**Short problem**
Starting at the first line of the entries below, restate each line exactly until you reach the line with "const volTickLabels = ['800K','600K','400K','200K'];", and print that one too. Leave the pictures out and stop there.

**Material supplied**
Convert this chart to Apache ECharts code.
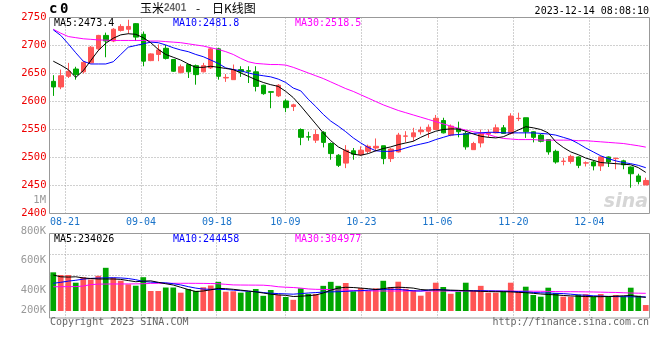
<!DOCTYPE html>
<html><head><meta charset="utf-8">
<script src="https://cdn.jsdelivr.net/npm/echarts@6/dist/echarts.min.js"></script>
<style>html,body{margin:0;padding:0;background:#fff;}#c{width:660px;height:360px;}</style>
</head><body><div id="c"></div>
<script>
const dates = ['08-17','08-18','08-21','08-22','08-23','08-24','08-25','08-28','08-29','08-30','08-31',
'09-01','09-04','09-05','09-06','09-07','09-08','09-11','09-12','09-13','09-14','09-15','09-18','09-19','09-20','09-21','09-22','09-25','09-26','09-27','09-28',
'10-09','10-10','10-11','10-12','10-13','10-16','10-17','10-18','10-19','10-20','10-23','10-24','10-25','10-26','10-27','10-30','10-31',
'11-01','11-02','11-03','11-06','11-07','11-08','11-09','11-10','11-13','11-14','11-15','11-16','11-17','11-20','11-21','11-22','11-23','11-24','11-27','11-28','11-29','11-30',
'12-01','12-04','12-05','12-06','12-07','12-08','12-11','12-12','12-13','12-14'];
const tickLabels = ['08-21','09-04','09-18','10-09','10-23','11-06','11-20','12-04'];
const priceTicks = [2400,2450,2500,2550,2600,2650,2700,2750];
const volTickLabels = ['800K','600K','400K','200K'];

const opens  = [2636,2626,2645,2658,2653,2669,2694,2718,2708,2727,2729,2739,2720,2673,2684,2695,2675,2652,2666,2664,
2653,2660,2694,2642,2639,2657,2655,2653,2629,2617.5,2610,2601,2591,2550,2537,2531,2545,2525,2504,2490,
2512,2505,2511,2517,2521,2498,2510,2538,2537,2546,2547,2550,2566,2540,2552,2543,2514,2526,2542,2544,
2553,2543,2569.5,2571,2546,2540,2532,2511,2493,2493,2501,2490,2492,2485,2501,2498,2494,2483,2467,2451];
const closes = [2626,2646,2654,2648,2670,2697,2718,2708,2729,2734,2734,2715,2672,2685,2692,2677,2654,2662,2653,2648,
2664,2694,2645,2643,2657,2653,2654,2627,2614,2616.5,2629,2589,2594,2536,2536.5,2541,2527,2507,2486,2513,
2506,2513,2520,2520,2498,2515,2540,2538.5,2544,2549,2554,2570,2544,2556,2546,2519,2525,2542,2544,2553,
2543,2574,2570,2546,2536,2529,2510,2492,2493.5,2502,2486,2490.5,2485,2501,2492,2498.5,2487,2471,2457,2459];
const lows   = [2610,2622,2642,2639,2650,2668,2690,2679,2706,2725,2721,2708,2663,2672,2672,2675,2653,2650,2642,2630,
2652,2658,2639,2635,2639,2644,2633,2618,2612,2588,2608,2581,2583,2522,2530,2526,2518,2496,2483,2481,
2496,2503,2508,2511,2488,2492,2509,2527,2529,2541,2535,2550,2543,2538,2536,2514,2514,2518,2536,2543,
2542,2541,2565,2535,2527,2527,2505,2489,2486,2489,2481,2484,2477,2476,2483,2479,2479,2446,2452,2451];
const highs  = [2647,2657,2669,2662,2672,2699,2719,2723,2731,2738,2746,2740,2725,2686,2702,2701,2676,2666,2667,2666,
2669,2696,2696,2649,2666,2663,2663,2663,2630,2618,2631,2604,2596,2552,2546,2550,2547,2527,2506,2522,
2517,2520,2523,2534,2521,2517,2544,2547,2553,2555,2559,2576,2571,2559,2564,2547,2528,2550,2550,2559,
2558,2579,2580,2571,2547,2542,2532,2514,2499,2505,2502,2493,2495,2502,2502,2500,2496,2484,2471,2464];

const ma5  = [2672,2665,2657,2643,2655,2673,2691,2704,2713,2719,2721,2720,2714,2705,2693,2684,2679,2674,2667,2661,
2661,2663,2661,2659,2657,2651,2645,2639,2634,2630,2627,2618,2607,2592,2576,2560,2544,2530,2519,2512,
2506,2504,2507,2512,2516,2519,2523,2526,2529,2536,2542,2547,2550,2551,2551,2547,2542,2538,2536,2535,
2537,2543,2549,2555,2553,2550,2544,2528,2518,2510,2505,2499,2495,2491,2490,2489,2488,2487,2482,2473.4];
const ma10 = [2728,2718,2703,2687,2672,2667,2667,2667,2671,2684,2697,2700,2703,2706,2705,2701,2696,2692,2689,2684,
2680,2674,2668,2660,2657,2655,2651,2648,2646,2644,2640,2634,2624,2619,2604,2591,2577,2565,2556,2546,
2535,2526,2518,2512,2511,2511,2513,2517,2521,2524,2527,2532,2536,2540,2541,2542,2543,2544,2545,2545,
2544,2544,2544,2544,2544,2543,2542,2540,2536,2532,2525,2517,2510,2503,2498,2494,2491,2489,2486,2481.8];
const ma30 = [2729,2722,2716,2714,2712,2711,2710,2709.5,2709,2709,2709,2709,2709,2708,2708,2707,2706,2705,2703,2701,
2699,2696,2693,2689,2684,2677,2671,2668,2667,2666,2666,2665,2661,2656,2651,2646,2641,2635,2629,2623,
2618,2612,2606,2600,2594,2589,2584,2580,2576,2572,2568,2564,2560,2556,2552,2549,2546,2544,2541,2537,
2534,2533,2532,2532,2532,2531,2531,2531,2531,2531,2530,2530,2529,2528,2527,2526,2525,2523,2521,2518.5];

// volume in thousand lots
const volumes = [667,621,621,488,581,543,607,745,574,522,460,436,583,345,345,405,405,316,379,348,
409,440,503,333,340,316,333,379,262,362,279,241,193,391,293,293,434,503,434,483,
338,397,348,391,521,414,505,383,362,264,333,488,414,297,333,488,345,434,316,316,
338,488,340,419,276,247,402,310,247,247,281,290,247,293,259,276,253,402,264,103];
const volMa5  = [621,590,585,590,570,560,552,552,552,545,525,505,515,520,495,470,448,409,370,335,
345,365,390,385,374,360,345,330,310,290,278,270,250,255,264,276,310,360,395,409,
405,395,385,370,385,405,410,405,395,370,362,362,362,360,356,350,345,340,335,333,
333,330,322,316,305,293,285,278,268,260,255,250,247,247,250,256,262,268,250,234.026];
const volMa10 = [478,495,515,530,550,562,568,572,574,570,560,540,510,498,490,486,470,450,420,395,
378,374,374,370,360,350,340,333,318,307,300,295,290,300,310,318,325,330,333,338,
345,350,360,368,374,374,374,360,348,345,360,372,365,352,350,350,350,350,348,345,
343,340,335,330,320,314,310,305,300,290,278,272,262,258,252,248,247,245,244,244.458];
const volMa30 = [418,419,420,421,430,455,463,465,466,466,467,468,470,476,478,478,478,478,478,477,
476,474,470,460,450,448,447,446,445,435,418,410,405,395,380,374,372,368,362,360,
355,350,347,346,345,345,345,345,345,345,345,345,345,345,345,345,345,345,344,344,
343,343,342,342,341,340,338,335,333,333,332,330,328,325,322,320,315,310,307,304.977];

const RED = '#ff5555', GREEN = '#00a600';
const MONO = 'DejaVu Sans Mono';
const GRIDC = '#a0a0a0';
const tickIdx = tickLabels.map(t => dates.indexOf(t));
const last = a => a[a.length - 1];
const kData = opens.map((o, i) => [o, closes[i], lows[i], highs[i]]);
const volColor = p => closes[p.dataIndex] >= opens[p.dataIndex] ? RED : GREEN;
const GL = 49.5, GW = 600;
const XMIN = -0.0395, XMAX = 78.908;
const crisp = v => Math.round(v - 0.5) + 0.5;
const dash = {stroke: GRIDC, lineWidth: 1, lineDash: [1, 2]};

// vertical dotted lines at the date ticks, placed through the value x-axis
const vGrid = (xi, yi, yv) => ({type: 'custom', xAxisIndex: xi, yAxisIndex: yi, silent: true, z: 1,
  data: tickIdx.map(i => [i, yv]),
  renderItem: (params, api) => {
    const cs = params.coordSys; const x = crisp(api.coord([api.value(0), api.value(1)])[0]);
    return {type: 'line', shape: {x1: x, y1: cs.y, x2: x, y2: cs.y + cs.height}, style: dash};
  }});
// horizontal dotted lines at y ticks
const hGrid = (xi, yi, vals, xv) => ({type: 'custom', xAxisIndex: xi, yAxisIndex: yi, silent: true, z: 1,
  data: vals.map(v => [xv, v]),
  renderItem: (params, api) => {
    const cs = params.coordSys; const y = crisp(api.coord([api.value(0), api.value(1)])[1]);
    return {type: 'line', shape: {x1: cs.x, y1: y, x2: cs.x + cs.width, y2: y}, style: dash};
  }});

const chart = echarts.init(document.getElementById('c'), null, {renderer: 'canvas'});
chart.setOption({
  animation: false,
  backgroundColor: '#fff',
  grid: [
    {left: GL, top: 17.5, width: GW, height: 196, show: true, borderColor: '#999', borderWidth: 1, backgroundColor: 'rgba(0,0,0,0)'},
    {left: GL, top: 234, width: GW, height: 77},
    {left: GL, top: 233.5, width: GW, height: 84.5, show: true, borderColor: '#999', borderWidth: 1, backgroundColor: 'rgba(0,0,0,0)'}
  ],
  xAxis: [
    {type: 'category', gridIndex: 0, data: dates, show: false, boundaryGap: true, position: 'top'},
    {type: 'value', gridIndex: 0, min: XMIN, max: XMAX, position: 'bottom', axisLine: {show: false},
      axisTick: {show: false, customValues: tickIdx},
      axisLabel: {customValues: tickIdx, formatter: v => dates[Math.round(v)], color: '#1a73c9',
        fontFamily: MONO, fontSize: 10, margin: 4},
      splitLine: {show: false}},
    {type: 'category', gridIndex: 1, data: dates, show: false, boundaryGap: true, position: 'top'},
    {type: 'value', gridIndex: 2, min: XMIN, max: XMAX, position: 'bottom', show: false, splitLine: {show: false}}
  ],
  yAxis: [
    {type: 'value', gridIndex: 0, min: priceTicks[0], max: last(priceTicks), interval: 50,
      axisLine: {show: false}, axisTick: {show: false},
      axisLabel: {color: '#ee0000', fontFamily: MONO, fontSize: 10.5, margin: 3, padding: [0, 0, 4, 0],
        formatter: v => String(v)},
      splitLine: {show: false}},
    {type: 'value', gridIndex: 1, min: 0, max: 1328, show: false, splitLine: {show: false}},
    {type: 'value', gridIndex: 2, min: 0, max: 4, interval: 1, show: false, splitLine: {show: false}}
  ],
  series: [
    vGrid(1, 0, 2575),
    hGrid(1, 0, priceTicks.slice(1, -1), 40),
    vGrid(3, 2, 2),
    hGrid(3, 2, [2, 3], 40),
    {type: 'candlestick', xAxisIndex: 0, yAxisIndex: 0, data: kData, barWidth: 5,
      itemStyle: {color: RED, color0: GREEN, borderColor: RED, borderColor0: GREEN, borderWidth: 1}, z: 2},
    {type: 'line', xAxisIndex: 0, yAxisIndex: 0, data: ma30, symbol: 'none', lineStyle: {color: '#ff00ff', width: 1}, z: 3},
    {type: 'line', xAxisIndex: 0, yAxisIndex: 0, data: ma10, symbol: 'none', lineStyle: {color: '#0000ff', width: 1}, z: 3},
    {type: 'line', xAxisIndex: 0, yAxisIndex: 0, data: ma5, symbol: 'none', lineStyle: {color: '#000000', width: 1}, z: 3},
    {type: 'bar', xAxisIndex: 2, yAxisIndex: 1, data: volumes, barWidth: 5.7, itemStyle: {color: volColor}, z: 2},
    {type: 'line', xAxisIndex: 2, yAxisIndex: 1, data: volMa30, symbol: 'none', lineStyle: {color: '#ff00ff', width: 1}, z: 3},
    {type: 'line', xAxisIndex: 2, yAxisIndex: 1, data: volMa10, symbol: 'none', lineStyle: {color: '#0000ff', width: 1}, z: 3},
    {type: 'line', xAxisIndex: 2, yAxisIndex: 1, data: volMa5, symbol: 'none', lineStyle: {color: '#000000', width: 1}, z: 3}
  ],
  graphic: [
    {type: 'text', left: 49, top: 2, style: {text: 'c', font: 'bold 14px "DejaVu Sans Mono"', fill: '#000'}},
    {type: 'text', left: 60, top: 2, style: {text: '0', font: 'bold 14px "DejaVu Sans Mono"', fill: '#000'}},
    {type: 'text', left: 140, top: 2, style: {text: '玉米', font: '12px "Noto Sans CJK SC"', fill: '#000'}},
    {type: 'text', left: 164, top: 3, style: {text: '2401', font: 'bold 10px "Liberation Sans"', fill: '#666'}},
    {type: 'text', left: 196, top: 2, style: {text: '-', font: '12px "Noto Sans CJK SC"', fill: '#000'}},
    {type: 'text', left: 212, top: 2, style: {text: '日K线图', font: '12px "Noto Sans CJK SC"', fill: '#000'}},
    {type: 'text', right: 11, top: 6, style: {text: '2023-12-14 08:08:10', font: '10px "DejaVu Sans Mono"', fill: '#000'}},
    {type: 'text', left: 54, top: 18, style: {text: 'MA5:' + last(ma5).toFixed(1), font: '10px "DejaVu Sans Mono"', fill: '#000'}},
    {type: 'text', left: 173, top: 18, style: {text: 'MA10:' + last(ma10).toFixed(1), font: '10px "DejaVu Sans Mono"', fill: '#0000ff'}},
    {type: 'text', left: 295, top: 18, style: {text: 'MA30:' + last(ma30).toFixed(1), font: '10px "DejaVu Sans Mono"', fill: '#ff00ff'}},
    {type: 'text', left: 54, top: 234, style: {text: 'MA5:' + Math.round(last(volMa5) * 1000), font: '10px "DejaVu Sans Mono"', fill: '#000'}},
    {type: 'text', left: 173, top: 234, style: {text: 'MA10:' + Math.round(last(volMa10) * 1000), font: '10px "DejaVu Sans Mono"', fill: '#0000ff'}},
    {type: 'text', left: 295, top: 234, style: {text: 'MA30:' + Math.round(last(volMa30) * 1000), font: '10px "DejaVu Sans Mono"', fill: '#ff00ff'}},
    {type: 'text', right: 614, top: 195, style: {text: '1M', font: '10.5px "DejaVu Sans Mono"', fill: '#999'}},
    {type: 'text', right: 614, top: 226, style: {text: volTickLabels[0], font: '10.5px "DejaVu Sans Mono"', fill: '#999'}},
    {type: 'text', right: 614, top: 255, style: {text: volTickLabels[1], font: '10.5px "DejaVu Sans Mono"', fill: '#999'}},
    {type: 'text', right: 614, top: 285, style: {text: volTickLabels[2], font: '10.5px "DejaVu Sans Mono"', fill: '#999'}},
    {type: 'text', right: 614, top: 305, style: {text: volTickLabels[3], font: '10.5px "DejaVu Sans Mono"', fill: '#999'}},
    {type: 'text', left: 50, top: 317, style: {text: 'Copyright 2023 SINA.COM', font: '10px "DejaVu Sans Mono"', fill: '#666'}},
    {type: 'text', right: 11, top: 317, style: {text: 'http://finance.sina.com.cn', font: '10px "DejaVu Sans Mono"', fill: '#666'}},
    {type: 'text', right: 12, top: 193, style: {text: 'sina', font: 'italic bold 19px "DejaVu Sans"', fill: '#d6d6d6'}}
  ]
});
</script></body></html>
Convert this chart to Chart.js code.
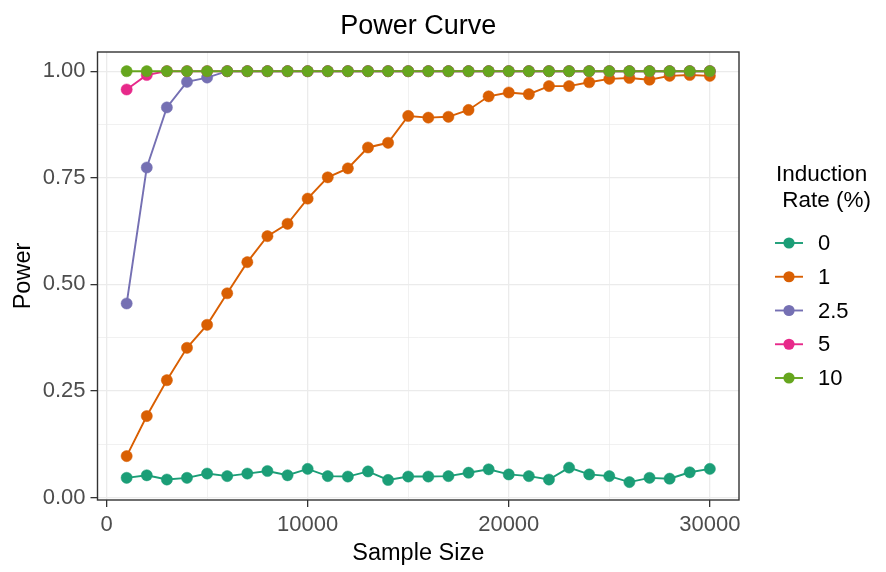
<!DOCTYPE html>
<html>
<head>
<meta charset="utf-8">
<script src="https://cdn.jsdelivr.net/npm/chart.js@4.4.0/dist/chart.umd.min.js"></script>
<style>
html,body{margin:0;padding:0;background:#ffffff;}
canvas{display:block;}
</style>
</head>
<body>
<canvas id="c" width="886" height="572" style="width:886px;height:572px;"></canvas>
<script>
// ---- Data ----
const chartTitle = 'Power Curve';
const xAxisTitle = 'Sample Size';
const yAxisTitle = 'Power';
const legendTitleLines = ['Induction', ' Rate (%)'];
const seriesLabels = ['0', '1', '2.5', '5', '10'];

const sampleSizes = [1000, 2000, 3000, 4000, 5000, 6000, 7000, 8000, 9000, 10000,
  11000, 12000, 13000, 14000, 15000, 16000, 17000, 18000, 19000, 20000,
  21000, 22000, 23000, 24000, 25000, 26000, 27000, 28000, 29000, 30000];

const power0 = [0.046, 0.052, 0.042, 0.046, 0.056, 0.050, 0.056, 0.062, 0.052, 0.067,
  0.050, 0.049, 0.061, 0.041, 0.049, 0.049, 0.050, 0.058, 0.066, 0.054,
  0.050, 0.042, 0.070, 0.054, 0.050, 0.036, 0.046, 0.044, 0.059, 0.067];

const power1 = [0.097, 0.191, 0.275, 0.351, 0.405, 0.479, 0.552, 0.613, 0.642, 0.701,
  0.751, 0.772, 0.821, 0.832, 0.895, 0.891, 0.893, 0.909, 0.941, 0.950,
  0.946, 0.965, 0.965, 0.974, 0.982, 0.984, 0.980, 0.989, 0.991, 0.989];

const power2_5 = [0.455, 0.774, 0.915, 0.975, 0.985, 1, 1, 1, 1, 1,
  1, 1, 1, 1, 1, 1, 1, 1, 1, 1,
  1, 1, 1, 1, 1, 1, 1, 1, 1, 1];

const power5 = [0.957, 0.991, 1, 1, 1, 1, 1, 1, 1, 1,
  1, 1, 1, 1, 1, 1, 1, 1, 1, 1,
  1, 1, 1, 1, 1, 1, 1, 1, 1, 1];

const power10 = [1, 1, 1, 1, 1, 1, 1, 1, 1, 1,
  1, 1, 1, 1, 1, 1, 1, 1, 1, 1,
  1, 1, 1, 1, 1, 1, 1, 1, 1, 1];

// grid positions (major ones carry labels)
const xGridValues = [0, 5000, 10000, 15000, 20000, 25000, 30000];
const xTickLabelValues = [0, 10000, 20000, 30000];
const yGridValues = [0, 0.125, 0.25, 0.375, 0.5, 0.625, 0.75, 0.875, 1];
const yTickLabelValues = [0, 0.25, 0.5, 0.75, 1];

// ---- Styling ----
const palette = ['#1B9E77', '#D95F02', '#7570B3', '#E7298A', '#66A61E'];
const FONT = "'Liberation Sans', Arial, Helvetica, sans-serif";
const seriesValues = [power0, power1, power2_5, power5, power10];

const datasets = seriesValues.map((vals, i) => ({
  label: seriesLabels[i],
  data: sampleSizes.map((x, j) => ({ x: x, y: vals[j] })),
  borderColor: palette[i],
  backgroundColor: palette[i],
  pointBackgroundColor: palette[i],
  pointBorderColor: palette[i],
  borderWidth: 1.9,
  pointRadius: 5.6,
  pointBorderWidth: 0.5,
  pointHoverRadius: 5.6,
  tension: 0,
  order: seriesValues.length - 1 - i
}));

const isIn = (arr, v) => arr.some(a => Math.abs(a - v) < 1e-9);

const decorPlugin = {
  id: 'decor',
  afterDatasetsDraw(chart) {
    const { ctx, chartArea: a } = chart;
    ctx.save();
    ctx.strokeStyle = '#333333';
    ctx.lineWidth = 1.4;
    ctx.strokeRect(a.left, a.top, a.right - a.left, a.bottom - a.top);
    ctx.restore();
  },
  afterDraw(chart) {
    const { ctx, chartArea: a } = chart;
    ctx.save();
    // Title
    ctx.fillStyle = '#000000';
    ctx.font = '27px ' + FONT;
    ctx.textAlign = 'center';
    ctx.textBaseline = 'alphabetic';
    ctx.fillText(chartTitle, (a.left + a.right) / 2, 33.5);

    // Legend
    const lx = a.right + 37;
    ctx.textAlign = 'left';
    ctx.textBaseline = 'middle';
    ctx.font = '22.5px ' + FONT;
    ctx.fillText(legendTitleLines[0], lx, 175);
    ctx.fillText(legendTitleLines[1], lx, 201);

    ctx.font = '22px ' + FONT;
    chart.data.datasets.forEach((ds, i) => {
      const y = 243 + i * 33.75;
      ctx.strokeStyle = ds.borderColor;
      ctx.lineWidth = 1.9;
      ctx.beginPath();
      ctx.moveTo(lx - 1, y);
      ctx.lineTo(lx + 27, y);
      ctx.stroke();
      ctx.fillStyle = ds.backgroundColor;
      ctx.beginPath();
      ctx.arc(lx + 13, y, 5.6, 0, Math.PI * 2);
      ctx.fill();
      ctx.fillStyle = '#000000';
      ctx.fillText(ds.label, lx + 42, y + 1);
    });
    ctx.restore();
  }
};

new Chart(document.getElementById('c'), {
  type: 'line',
  data: { datasets: datasets },
  options: {
    responsive: false,
    animation: false,
    devicePixelRatio: 1,
    layout: { padding: { left: 0, right: 147, top: 52, bottom: 0 } },
    plugins: {
      legend: { display: false },
      title: { display: false },
      tooltip: { enabled: false }
    },
    scales: {
      x: {
        type: 'linear',
        min: -450,
        max: 31450,
        afterBuildTicks(scale) { scale.ticks = xGridValues.map(v => ({ value: v })); },
        afterFit(scale) { scale.height = 72; },
        border: { display: false },
        grid: {
          color: '#EBEBEB',
          lineWidth: c => isIn(xTickLabelValues, c.tick.value) ? 1.3 : 0.7,
          tickColor: c => isIn(xTickLabelValues, c.tick.value) ? '#333333' : 'rgba(0,0,0,0)',
          tickWidth: 1.3,
          tickLength: 7,
          drawTicks: true
        },
        ticks: {
          autoSkip: false,
          maxRotation: 0,
          minRotation: 0,
          padding: 5,
          color: '#4D4D4D',
          font: { family: FONT, size: 22 },
          callback: v => isIn(xTickLabelValues, v) ? String(v) : ''
        },
        title: {
          display: true,
          text: xAxisTitle,
          color: '#000000',
          font: { family: FONT, size: 23.5 },
          padding: { top: 0, bottom: 4.5 }
        }
      },
      y: {
        type: 'linear',
        min: -0.006,
        max: 1.045,
        afterBuildTicks(scale) { scale.ticks = yGridValues.map(v => ({ value: v })); },
        afterFit(scale) { scale.width = 97.5; },
        border: { display: false },
        grid: {
          color: '#EBEBEB',
          lineWidth: c => isIn(yTickLabelValues, c.tick.value) ? 1.3 : 0.7,
          tickColor: c => isIn(yTickLabelValues, c.tick.value) ? '#333333' : 'rgba(0,0,0,0)',
          tickWidth: 1.3,
          tickLength: 7,
          drawTicks: true
        },
        ticks: {
          autoSkip: false,
          padding: 5,
          color: '#4D4D4D',
          font: { family: FONT, size: 22 },
          callback: v => isIn(yTickLabelValues, v) ? v.toFixed(2) : ''
        },
        title: {
          display: true,
          text: yAxisTitle,
          color: '#000000',
          font: { family: FONT, size: 23.5 },
          padding: { top: 9, bottom: 0 }
        }
      }
    }
  },
  plugins: [decorPlugin]
});
</script>
</body>
</html>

**Solution**
Convert this chart to Apache ECharts code.
<!DOCTYPE html>
<html><head><meta charset="utf-8">
<script src="https://cdn.jsdelivr.net/npm/echarts@6/dist/echarts.min.js"></script>
<style>html,body{margin:0;padding:0;background:#fff;}#c{width:660px;height:360px;}</style>
</head><body><div id="c"></div>
<script>
const dates = ['08-17','08-18','08-21','08-22','08-23','08-24','08-25','08-28','08-29','08-30','08-31',
'09-01','09-04','09-05','09-06','09-07','09-08','09-11','09-12','09-13','09-14','09-15','09-18','09-19','09-20','09-21','09-22','09-25','09-26','09-27','09-28',
'10-09','10-10','10-11','10-12','10-13','10-16','10-17','10-18','10-19','10-20','10-23','10-24','10-25','10-26','10-27','10-30','10-31',
'11-01','11-02','11-03','11-06','11-07','11-08','11-09','11-10','11-13','11-14','11-15','11-16','11-17','11-20','11-21','11-22','11-23','11-24','11-27','11-28','11-29','11-30',
'12-01','12-04','12-05','12-06','12-07','12-08','12-11','12-12','12-13','12-14'];
const tickLabels = ['08-21','09-04','09-18','10-09','10-23','11-06','11-20','12-04'];
const priceTicks = [2400,2450,2500,2550,2600,2650,2700,2750];
const volTickLabels = ['800K','600K','400K','200K'];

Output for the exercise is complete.